Start

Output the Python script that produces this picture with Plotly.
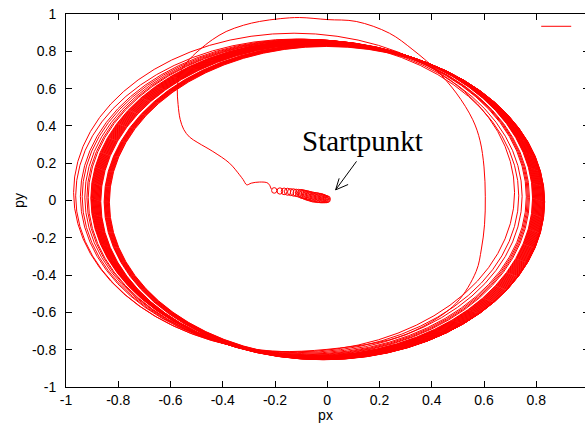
import plotly.graph_objects as go

# Phase-space trajectory (px, py)
# Early path: from the small loops near the start, up over the first big loop
trans_x = [-0.214, -0.227, -0.259, -0.291, -0.308, -0.322, -0.336, -0.374, -0.438,
           -0.495, -0.527, -0.549, -0.563, -0.571, -0.574, -0.570, -0.558, -0.540,
           -0.515, -0.489, -0.440, -0.387, -0.320, -0.259, -0.180, -0.106,
           0.000, 0.111, 0.238, 0.328, 0.417, 0.494, 0.557, 0.585, 0.600, 0.605,
           0.602, 0.590, 0.570, 0.494, 0.366, 0.238, 0.047, -0.144, -0.300]
trans_y = [0.061, 0.093, 0.099, 0.093, 0.084, 0.112, 0.138, 0.200, 0.263,
           0.310, 0.340, 0.380, 0.435, 0.515, 0.594, 0.650, 0.700, 0.737,
           0.775, 0.808, 0.862, 0.906, 0.940, 0.960, 0.975, 0.981,
           0.970, 0.960, 0.897, 0.808, 0.700, 0.576, 0.433, 0.320, 0.180, 0.020,
           -0.130, -0.260, -0.380, -0.550, -0.676, -0.747, -0.791, -0.810, -0.800]

# Small loops around the starting point (centre and half-sizes)
spiral_cx = [-0.203, -0.181, -0.165, -0.152, -0.140, -0.129, -0.119, -0.110,
             -0.102, -0.097, -0.092, -0.087, -0.082, -0.077, -0.072, -0.067,
             -0.062, -0.057, -0.052, -0.047, -0.042, -0.037, -0.032, -0.027,
             -0.022, -0.018, -0.014, -0.010, -0.006, -0.002, 0.002]
spiral_cy = [0.054, 0.051, 0.049, 0.047, 0.045, 0.043, 0.041, 0.039,
             0.037, 0.035, 0.033, 0.031, 0.029, 0.027, 0.025, 0.023,
             0.021, 0.019, 0.018, 0.017, 0.016, 0.015, 0.014, 0.013,
             0.012, 0.011, 0.010, 0.009, 0.008, 0.007, 0.007]
spiral_rx = [0.010, 0.011, 0.011, 0.012, 0.012, 0.012, 0.012, 0.012,
             0.012, 0.013, 0.013, 0.013, 0.013, 0.013, 0.013, 0.013,
             0.013, 0.013, 0.013, 0.013, 0.013, 0.013, 0.013, 0.013,
             0.013, 0.013, 0.012, 0.012, 0.011, 0.011, 0.010]
spiral_ry = [0.015, 0.017, 0.018, 0.019, 0.019, 0.020, 0.020, 0.021,
             0.022, 0.023, 0.023, 0.024, 0.024, 0.025, 0.025, 0.025,
             0.026, 0.026, 0.026, 0.026, 0.026, 0.026, 0.025, 0.025,
             0.024, 0.023, 0.022, 0.021, 0.020, 0.019, 0.017]

# Extents of the large orbits (one entry per revolution)
loop_left = [-0.971, -0.963, -0.945, -0.938, -0.928, -0.920, -0.915,
             -0.905, -0.903, -0.901, -0.899, -0.897, -0.895, -0.893, -0.891,
             -0.889, -0.887, -0.885, -0.883, -0.881, -0.879, -0.877, -0.875,
             -0.873, -0.871, -0.869, -0.867,
             -0.854, -0.852, -0.850, -0.848, -0.846, -0.844, -0.842, -0.840,
             -0.838, -0.836, -0.834]
loop_right = [0.717, 0.733, 0.746, 0.762, 0.766, 0.770, 0.774,
              0.786, 0.788, 0.790, 0.792, 0.794, 0.796, 0.798, 0.800,
              0.802, 0.804, 0.806, 0.808, 0.810, 0.812, 0.814, 0.816,
              0.818, 0.820, 0.822, 0.824,
              0.826, 0.827, 0.828, 0.829, 0.830, 0.831, 0.832, 0.832,
              0.831, 0.830, 0.829]
loop_top = [0.897, 0.866, 0.865, 0.864, 0.863, 0.862, 0.861,
            0.860, 0.859, 0.858, 0.857, 0.856, 0.855, 0.854, 0.853,
            0.852, 0.851, 0.850, 0.849, 0.848, 0.847, 0.846, 0.845,
            0.844, 0.843, 0.842, 0.841,
            0.839, 0.838, 0.837, 0.836, 0.835, 0.834, 0.833, 0.832,
            0.830, 0.828, 0.826]
loop_bottom = [-0.812, -0.816, -0.820, -0.824, -0.827, -0.830, -0.832,
               -0.834, -0.835, -0.836, -0.837, -0.838, -0.839, -0.840, -0.841,
               -0.842, -0.843, -0.844, -0.845, -0.846, -0.847, -0.848, -0.849,
               -0.850, -0.851, -0.852, -0.853,
               -0.854, -0.853, -0.852, -0.851, -0.850, -0.849, -0.848, -0.847,
               -0.846, -0.845, -0.844]

tick_vals = [-1, -0.8, -0.6, -0.4, -0.2, 0, 0.2, 0.4, 0.6, 0.8, 1]
tick_text = ["-1", "-0.8", "-0.6", "-0.4", "-0.2", "0", "0.2", "0.4", "0.6", "0.8", "1"]

# Start point marked by the annotation arrow
start_x, start_y = 0.032, 0.057

RED = "#ff0000"
fig = go.Figure()
fig.add_trace(go.Scatter(x=trans_x, y=trans_y, mode="lines", name="",
                         line=dict(color=RED, width=1, shape="spline", smoothing=1.0),
                         showlegend=True, hoverinfo="skip"))
# invisible trace to carry the right-hand tick marks
fig.add_trace(go.Scatter(x=[None], y=[None], yaxis="y2", showlegend=False))

shapes = []
for l, r, t, b in zip(loop_left, loop_right, loop_top, loop_bottom):
    shapes.append(dict(type="circle", xref="x", yref="y", x0=l, x1=r, y0=b, y1=t,
                       line=dict(color=RED, width=1)))
for cx, cy, rx, ry in zip(spiral_cx, spiral_cy, spiral_rx, spiral_ry):
    shapes.append(dict(type="circle", xref="x", yref="y", x0=cx - rx, x1=cx + rx,
                       y0=cy - ry, y1=cy + ry, line=dict(color=RED, width=1)))

font = dict(family="Liberation Sans, Arial, sans-serif", size=14, color="black")
axis_common = dict(ticks="inside", ticklen=6, tickcolor="black", tickwidth=1,
                   showline=True, linecolor="black", linewidth=1,
                   showgrid=False, zeroline=False, tickfont=font)

fig.update_layout(
    width=585, height=423,
    margin=dict(l=66, r=0, t=14, b=36),
    paper_bgcolor="white", plot_bgcolor="white",
    font=font,
    shapes=shapes,
    xaxis=dict(range=[-1, 0.9866], tickvals=tick_vals, ticktext=tick_text,
               mirror="ticks", title=dict(text="px", font=font, standoff=2),
               **axis_common),
    yaxis=dict(range=[-1, 1], tickvals=tick_vals, ticktext=tick_text,
               mirror=False, ticklabelstandoff=6,
               title=dict(text="py", font=font, standoff=4), **axis_common),
    yaxis2=dict(range=[-1, 1], overlaying="y", side="right", tickvals=tick_vals,
                showticklabels=False, ticks="inside", ticklen=2, tickcolor="black",
                showline=False, showgrid=False, zeroline=False),
    legend=dict(x=0.906, y=0.966, xanchor="left", yanchor="middle",
                bgcolor="rgba(0,0,0,0)", borderwidth=0, font=font),
    annotations=[
        dict(x=0.133, y=0.266, xref="x", yref="y", text="Startpunkt", showarrow=False,
             yanchor="bottom", yshift=-8,
             font=dict(family="Liberation Serif, Times New Roman, serif", size=29,
                       color="black")),
        dict(x=start_x, y=start_y, xref="x", yref="y", ax=22, ay=-30, text="",
             showarrow=True, arrowhead=0, arrowwidth=1, arrowcolor="black"),
        dict(x=start_x, y=start_y, xref="x", yref="y", ax=4, ay=-13, text="",
             showarrow=True, arrowhead=0, arrowwidth=1, arrowcolor="black"),
        dict(x=start_x, y=start_y, xref="x", yref="y", ax=14, ay=-6, text="",
             showarrow=True, arrowhead=0, arrowwidth=1, arrowcolor="black"),
    ],
)

fig.write_html("out.html")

End

▶ [Directive] From the top of the listing above, repeat each line exactly until you reach the line containing "import plotly.graph_objects as go", and repeat that one too. Leave the pictures out.

▶ [Output below]
Output the Python script that produces this picture with Plotly.
import plotly.graph_objects as go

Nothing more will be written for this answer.